I’m still swamped with work, so I’ve missed out on all the fast-paced Jewish/Catholic hubbub surrounding the SSPX business. No sooner had I heard the Israeli Rabbinate was majorly ticked with Rome because of Williamson than I get this from a reader:
Well, since every other Catholic blogger in the Northern hemisphere, besides yourself, is reporting this, allow me to pass along the bigger story. Every other Catholic blogger in the Northern hemisphere, besides yourself, is reporting that the Chief Rabbinate of Israel has severed ties with the Vatican. What no one seems to be reporting is that by mid-morning my time (PST), the Chief Rabbi of Israel had already reacted favorably to Benedict’s declarations of today:
Pope Benedict XVI’s strong stand against denying the Holocaust was welcomed Wednesday by the highest Jewish authority in Israeli, which had threatened to sever ties indefinitely with the Vatican. ,,,
The director general of the Chief Rabbinate, Oded Wiener, later told ANSA that the pope’s words were ”a great step forwards in resolving this question”. ”His statements were very important for us and for the whole world,” he added.
Wiener said that no decision had yet been made on whether the Rabbinate would send a representative to a March 2-4 meeting in Rome with the Catholic Church’s Commission for Religious Relations with Jews.
Initially it had been decided to cancel the meeting, but this was before the pope’s words on the Shoah, he added.
The work of the commission, created eight years ago by the late Pope John Paul II, ”is extremely important for the dialogue and exceptional personal relationships it has created,” Wiener said. …
Mordechay Lewy said the pope’s reiteration during his Wednesday general audience that the Holocaust cannot be denied was ”very clear…and useful for clearing up the misunderstanding that arose in the last few days”.
”Anyone who heard the pope’s words now knows perfectly well what side the Church is on,” Lewy said.
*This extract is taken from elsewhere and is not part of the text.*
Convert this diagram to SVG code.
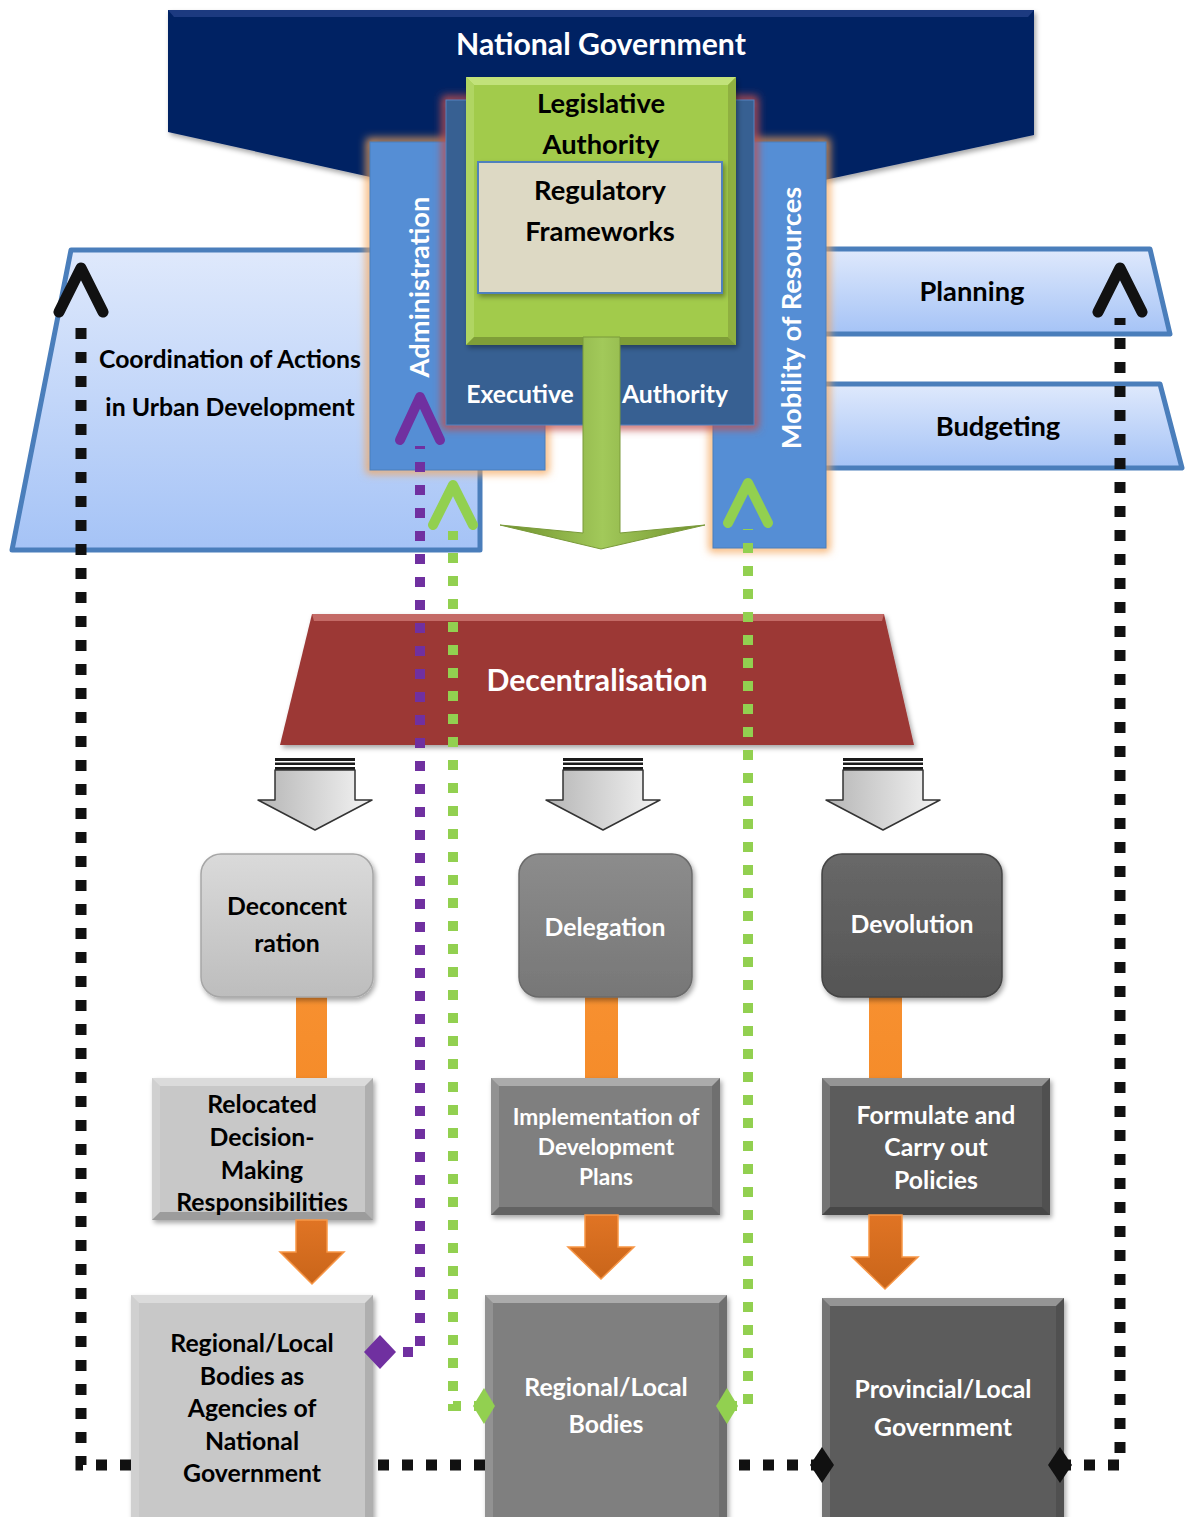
<svg xmlns="http://www.w3.org/2000/svg" xmlns:xlink="http://www.w3.org/1999/xlink" width="1194" height="1517" viewBox="0 0 1194 1517">
  <defs>
    <style>
      .t{font-family:Lato,'Open Sans','Liberation Sans',sans-serif;font-weight:700;text-anchor:middle;font-size:24.8px}
      .w{fill:#fff}
      .k{fill:#000}
      .big{font-size:30.2px}
      .mid{font-size:27.3px}
      .sm{font-size:22.7px}
      .dk{fill:none;stroke:#111;stroke-width:11;stroke-dasharray:11 13}
      .dp{fill:none;stroke:#7030a0;stroke-width:10;stroke-dasharray:10 13}
      .dg{fill:none;stroke:#92d050;stroke-width:10;stroke-dasharray:10 13}
      .hl{fill:#fff;opacity:.35}
      .hl2{fill:#fff;opacity:.15}
      .sh{fill:#000;opacity:.22}
      .sh2{fill:#000;opacity:.12}
      .band{stroke:#4a7ebb;stroke-width:5;stroke-linejoin:round}
      .orng{fill:url(#gOrange);stroke:#f79646;stroke-width:1.5}
    </style>
    <linearGradient id="gBand" x1="0" y1="0" x2="0" y2="1">
      <stop offset="0" stop-color="#dfe9fc"/>
      <stop offset="1" stop-color="#a5c3f6"/>
    </linearGradient>
    <linearGradient id="gGreenArrow" x1="0" y1="0" x2="1" y2="0">
      <stop offset="0" stop-color="#6e8f2c"/>
      <stop offset=".5" stop-color="#a2c95a"/>
      <stop offset="1" stop-color="#6e8f2c"/>
    </linearGradient>
    <linearGradient id="gGrayArrow" x1="0" y1="0" x2="1" y2="0">
      <stop offset="0" stop-color="#b5b5b5"/>
      <stop offset="1" stop-color="#f4f4f4"/>
    </linearGradient>
    <linearGradient id="gOrange" x1="0" y1="0" x2="0" y2="1">
      <stop offset="0" stop-color="#e07424"/>
      <stop offset="1" stop-color="#c9651a"/>
    </linearGradient>
    <linearGradient id="gStem" x1="0" y1="0" x2="0" y2="1">
      <stop offset="0" stop-color="#f79030"/>
      <stop offset="1" stop-color="#f58c2a"/>
    </linearGradient>
    <linearGradient id="gRL" x1="0" y1="0" x2="0" y2="1">
      <stop offset="0" stop-color="#dadada"/>
      <stop offset="1" stop-color="#bdbdbd"/>
    </linearGradient>
    <linearGradient id="gRM" x1="0" y1="0" x2="0" y2="1">
      <stop offset="0" stop-color="#8c8c8c"/>
      <stop offset="1" stop-color="#777"/>
    </linearGradient>
    <linearGradient id="gRD" x1="0" y1="0" x2="0" y2="1">
      <stop offset="0" stop-color="#686868"/>
      <stop offset="1" stop-color="#555"/>
    </linearGradient>
    <filter id="ds" x="-10%" y="-10%" width="130%" height="130%">
      <feDropShadow dx="2" dy="3" stdDeviation="2.5" flood-color="#000" flood-opacity=".35"/>
    </filter>
    <filter id="glow" x="-20%" y="-20%" width="140%" height="140%">
      <feGaussianBlur stdDeviation="4"/>
    </filter>
    <!-- striped grey block arrow, centred on x=0 -->
    <g id="blockArrow">
      <rect x="-40" y="758" width="80" height="12" fill="#1a1a1a"/>
      <rect x="-40" y="761" width="80" height="1.5" fill="#fff"/>
      <rect x="-40" y="765" width="80" height="2" fill="#fff"/>
      <polygon points="-40,770 40,770 40,800 57,800 0,830 -57,800 -40,800" fill="url(#gGrayArrow)" stroke="#333" stroke-width="1.5" stroke-linejoin="round"/>
    </g>
    <marker id="chevK" markerUnits="userSpaceOnUse" orient="auto" refX="0" refY="0" markerWidth="1" markerHeight="1" overflow="visible">
      <path d="M6,-22 L50,0 L6,22" fill="none" stroke="#111" stroke-width="11" stroke-linecap="round" stroke-linejoin="round"/>
    </marker>
    <marker id="chevP" markerUnits="userSpaceOnUse" orient="auto" refX="0" refY="0" markerWidth="1" markerHeight="1" overflow="visible">
      <path d="M6,-20 L49,0 L6,20" fill="none" stroke="#7030a0" stroke-width="10" stroke-linecap="round" stroke-linejoin="round"/>
    </marker>
    <marker id="chevG" markerUnits="userSpaceOnUse" orient="auto" refX="0" refY="0" markerWidth="1" markerHeight="1" overflow="visible">
      <path d="M6,-20 L46,0 L6,20" fill="none" stroke="#92d050" stroke-width="10" stroke-linecap="round" stroke-linejoin="round"/>
    </marker>
    <marker id="diaK" markerUnits="userSpaceOnUse" orient="auto" refX="0" refY="0" markerWidth="1" markerHeight="1" overflow="visible">
      <polygon points="-12,0 0,-18 12,0 0,18" fill="#111"/>
    </marker>
    <marker id="diaP" markerUnits="userSpaceOnUse" orient="auto" refX="0" refY="0" markerWidth="1" markerHeight="1" overflow="visible">
      <polygon points="-16,0 0,-17 16,0 0,17" fill="#7030a0"/>
    </marker>
    <marker id="diaG" markerUnits="userSpaceOnUse" orient="auto" refX="0" refY="0" markerWidth="1" markerHeight="1" overflow="visible">
      <polygon points="-11,0 0,-18 11,0 0,18" fill="#92d050"/>
    </marker>
  </defs>

  <rect width="1194" height="1517" fill="#fff"/>

  <!-- national government banner -->
  <g id="national-government">
    <polygon points="168,10 1034,10 1034,135 601,228 168,132" fill="#062364" filter="url(#ds)"/>
    <polygon points="168,10 1034,10 1028,17 174,17" fill="#1c3a80"/>
    <text class="t w big" x="601" y="55">National Government</text>
  </g>

  <!-- side bands -->
  <g id="coordination">
    <polygon class="band" points="71,250 480,250 480,550 12,550" fill="url(#gBand)"/>
    <text class="t k" x="230" y="368">Coordination of Actions</text>
    <text class="t k" x="230" y="416">in Urban Development</text>
  </g>
  <g id="planning">
    <polygon class="band" points="800,249 1150,249 1170,334 800,334" fill="url(#gBand)"/>
    <text class="t k mid" x="972" y="301">Planning</text>
  </g>
  <g id="budgeting">
    <polygon class="band" points="800,384 1160,384 1182,468 800,468" fill="url(#gBand)"/>
    <text class="t k mid" x="998" y="436">Budgeting</text>
  </g>

  <!-- administration column -->
  <g id="administration">
    <rect x="370" y="142" width="175" height="328" fill="none" stroke="#f5a65a" stroke-width="7" filter="url(#glow)"/>
    <rect x="370" y="142" width="175" height="328" fill="#558ed5" stroke="#4a7ebb" stroke-width="1"/>
    <text class="t w mid" transform="translate(429,287) rotate(-90)">Administration</text>
  </g>

  <!-- mobility of resources column -->
  <g id="mobility">
    <rect x="713" y="142" width="113" height="406" fill="none" stroke="#f5a65a" stroke-width="7" filter="url(#glow)"/>
    <rect x="713" y="142" width="113" height="406" fill="#558ed5" stroke="#4a7ebb" stroke-width="1"/>
    <text class="t w mid" transform="translate(801,318) rotate(-90)">Mobility of Resources</text>
  </g>

  <!-- executive authority -->
  <g id="executive">
    <rect x="446" y="100" width="308" height="325" fill="none" stroke="#c0504d" stroke-width="8" filter="url(#glow)"/>
    <rect x="446" y="100" width="308" height="325" fill="#376092" stroke="#5682c0" stroke-width="1"/>
    <text class="t w" x="520" y="403">Executive</text>
    <text class="t w" x="675" y="403">Authority</text>
  </g>

  <!-- legislative authority -->
  <g id="legislative">
    <rect x="466" y="77" width="270" height="268" fill="#a2cb4c" filter="url(#ds)"/>
    <polygon points="466,77 736,77 728,85 474,85" fill="#c2e27a"/>
    <polygon points="466,77 474,85 474,337 466,345" fill="#b0d562"/>
    <polygon points="736,77 736,345 728,337 728,85" fill="#8fb040"/>
    <polygon points="466,345 736,345 728,337 474,337" fill="#7f9e38"/>
    <text class="t k mid" x="601" y="113">Legislative</text>
    <text class="t k mid" x="601" y="154">Authority</text>
  </g>
  <g id="regulatory">
    <rect x="478" y="162" width="244" height="131" fill="#ddd9c4" stroke="#4f81bd" stroke-width="2" filter="url(#ds)"/>
    <text class="t k mid" x="600" y="200">Regulatory</text>
    <text class="t k mid" x="600" y="241">Frameworks</text>
  </g>

  <!-- green flow arrow out of the authority block -->
  <g id="green-arrow">
    <polygon points="583,337 620,337 620,533 705,525 601,549 500,525 583,533" fill="url(#gGreenArrow)" stroke="#7a9a3a" stroke-width="1" stroke-linejoin="round"/>
  </g>

  <!-- decentralisation -->
  <g id="decentralisation">
    <polygon points="312,614 884,614 914,745 280,745" fill="#9c3836" filter="url(#ds)"/>
    <polygon points="312,614 884,614 882,621 314,621" fill="#c46a66"/>
    <text class="t w big" x="597" y="691">Decentralisation</text>
  </g>

  <!-- striped arrows below decentralisation -->
  <use id="arrow-left" xlink:href="#blockArrow" href="#blockArrow" x="315"/>
  <use id="arrow-mid" xlink:href="#blockArrow" href="#blockArrow" x="603"/>
  <use id="arrow-right" xlink:href="#blockArrow" href="#blockArrow" x="883"/>

  <!-- stems from the three forms to their roles -->
  <g id="stems">
    <rect x="296" y="995" width="31" height="85" fill="url(#gStem)"/>
    <rect x="585" y="995" width="33" height="85" fill="url(#gStem)"/>
    <rect x="869" y="995" width="33" height="85" fill="url(#gStem)"/>
  </g>

  <g id="deconcentration">
    <rect x="201" y="854" width="172" height="143" rx="20" fill="url(#gRL)" stroke="#a6a6a6" stroke-width="1.5" filter="url(#ds)"/>
    <text class="t k" x="287" y="915">Deconcent</text>
    <text class="t k" x="287" y="952">ration</text>
  </g>
  <g id="delegation">
    <rect x="519" y="854" width="173" height="143" rx="20" fill="url(#gRM)" stroke="#6b6b6b" stroke-width="1.5" filter="url(#ds)"/>
    <text class="t w" x="605" y="936">Delegation</text>
  </g>
  <g id="devolution">
    <rect x="822" y="854" width="180" height="143" rx="20" fill="url(#gRD)" stroke="#444" stroke-width="1.5" filter="url(#ds)"/>
    <text class="t w" x="912" y="933">Devolution</text>
  </g>

  <g id="relocated">
    <rect x="152" y="1078" width="221" height="142" fill="#c8c8c8" filter="url(#ds)"/>
    <polygon class="hl" points="152,1078 373,1078 365,1086 160,1086"/>
    <polygon class="hl2" points="152,1078 160,1086 160,1212 152,1220"/>
    <polygon class="sh2" points="373,1078 365,1086 365,1212 373,1220"/>
    <polygon class="sh" points="152,1220 373,1220 365,1212 160,1212"/>
    <text class="t k" x="262" y="1113">Relocated</text>
    <text class="t k" x="262" y="1146">Decision-</text>
    <text class="t k" x="262" y="1179">Making</text>
    <text class="t k" x="262" y="1211">Responsibilities</text>
  </g>
  <g id="implementation">
    <rect x="491" y="1078" width="229" height="137" fill="#7f7f7f" filter="url(#ds)"/>
    <polygon class="hl" points="491,1078 720,1078 712,1086 499,1086"/>
    <polygon class="hl2" points="491,1078 499,1086 499,1207 491,1215"/>
    <polygon class="sh2" points="720,1078 712,1086 712,1207 720,1215"/>
    <polygon class="sh" points="491,1215 720,1215 712,1207 499,1207"/>
    <text class="t w sm" x="606" y="1125">Implementation of</text>
    <text class="t w sm" x="606" y="1155">Development</text>
    <text class="t w sm" x="606" y="1185">Plans</text>
  </g>
  <g id="formulate">
    <rect x="822" y="1078" width="228" height="137" fill="#5c5c5c" filter="url(#ds)"/>
    <polygon class="hl" points="822,1078 1050,1078 1042,1086 830,1086"/>
    <polygon class="hl2" points="822,1078 830,1086 830,1207 822,1215"/>
    <polygon class="sh2" points="1050,1078 1042,1086 1042,1207 1050,1215"/>
    <polygon class="sh" points="822,1215 1050,1215 1042,1207 830,1207"/>
    <text class="t w" x="936" y="1124">Formulate and</text>
    <text class="t w" x="936" y="1156">Carry out</text>
    <text class="t w" x="936" y="1189">Policies</text>
  </g>

  <!-- orange arrows down to the bodies -->
  <g id="down-arrows">
    <polygon class="orng" points="296,1220 327,1220 327,1252 344,1252 312,1284 280,1252 296,1252"/>
    <polygon class="orng" points="585,1215 618,1215 618,1247 634,1247 601,1279 568,1247 585,1247"/>
    <polygon class="orng" points="869,1215 902,1215 902,1257 918,1257 885,1289 852,1257 869,1257"/>
  </g>

  <g id="agencies">
    <rect x="131" y="1295" width="242" height="240" fill="#c8c8c8" filter="url(#ds)"/>
    <polygon class="hl" points="131,1295 373,1295 365,1303 139,1303"/>
    <polygon class="hl2" points="131,1295 139,1303 139,1530 131,1530"/>
    <polygon class="sh2" points="373,1295 365,1303 365,1530 373,1530"/>
    <text class="t k" x="252" y="1352">Regional/Local</text>
    <text class="t k" x="252" y="1385">Bodies as</text>
    <text class="t k" x="252" y="1417">Agencies of</text>
    <text class="t k" x="252" y="1450">National</text>
    <text class="t k" x="252" y="1482">Government</text>
  </g>
  <g id="regional-bodies">
    <rect x="485" y="1295" width="242" height="240" fill="#7f7f7f" filter="url(#ds)"/>
    <polygon class="hl" points="485,1295 727,1295 719,1303 493,1303"/>
    <polygon class="hl2" points="485,1295 493,1303 493,1530 485,1530"/>
    <polygon class="sh2" points="727,1295 719,1303 719,1530 727,1530"/>
    <text class="t w" x="606" y="1396">Regional/Local</text>
    <text class="t w" x="606" y="1433">Bodies</text>
  </g>
  <g id="provincial">
    <rect x="822" y="1298" width="242" height="240" fill="#5c5c5c" filter="url(#ds)"/>
    <polygon class="hl" points="822,1298 1064,1298 1056,1306 830,1306"/>
    <polygon class="hl2" points="822,1298 830,1306 830,1530 822,1530"/>
    <polygon class="sh2" points="1064,1298 1056,1306 1056,1530 1064,1530"/>
    <text class="t w" x="943" y="1398">Provincial/Local</text>
    <text class="t w" x="943" y="1436">Government</text>
  </g>

  <!-- dotted feedback connectors -->
  <g id="connectors">
    <path class="dk" d="M822 1465 H727 M485 1465 H373 M131 1465 H81 V318" marker-start="url(#diaK)" marker-end="url(#chevK)"/>
    <path class="dk" d="M1060 1465 H1120 V318" marker-start="url(#diaK)" marker-end="url(#chevK)"/>
    <path class="dp" d="M380 1352 H420 V446" marker-start="url(#diaP)" marker-end="url(#chevP)"/>
    <path class="dg" d="M484 1406 H453 V531" marker-start="url(#diaG)" marker-end="url(#chevG)"/>
    <path class="dg" d="M727 1406 H748 V529" marker-start="url(#diaG)" marker-end="url(#chevG)"/>
  </g>
</svg>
He said it would be ”mistaken” to give the anti-modernist Williamson the power to affect relations between Israel and the Holy See. As for the pope’s visit, which is rumoured to have been set up for May, the ambassador said: ”We are working all the time and what happened in the last few days has not affected preparations”. ”The pope is welcome in Israel at any time”.
What has struck me about all this is that it doesn’t seem to occur to anybody that, if trying to open the door to reconciliation with the SSPX means “Benedict is endorsing the wack views of Williamson” then it follows that Benedict must hate not only Jews, but himself, since Williamson has said lotsa vicious and stupid things about both Benedict and his predecessor. Since I strongly doubt that Benedict *does* in fact hate himself and his predecessor, it has always been obvious to me that he doesn’t endorse Williamson’s anti-Jewish crapola either.
That said, the Vatican could really use some remedial lessons in how to think outside the ecclesial bubble and defuse unnecessary crises before they happen, just as ever-so-many people outside the Catholic communion could stand to learn how to think and not immediately leap to the conclusion “Benedict wants to shred his life’s work and repudiate all Catholic/Jewish relations as a waste of time”. A little perspective would really help here. I’m glad the Israeli rabbis are cooling off. It would have helped if they’d tried to understand a little Catholic inside baseball. But I suppose we can’t have everything.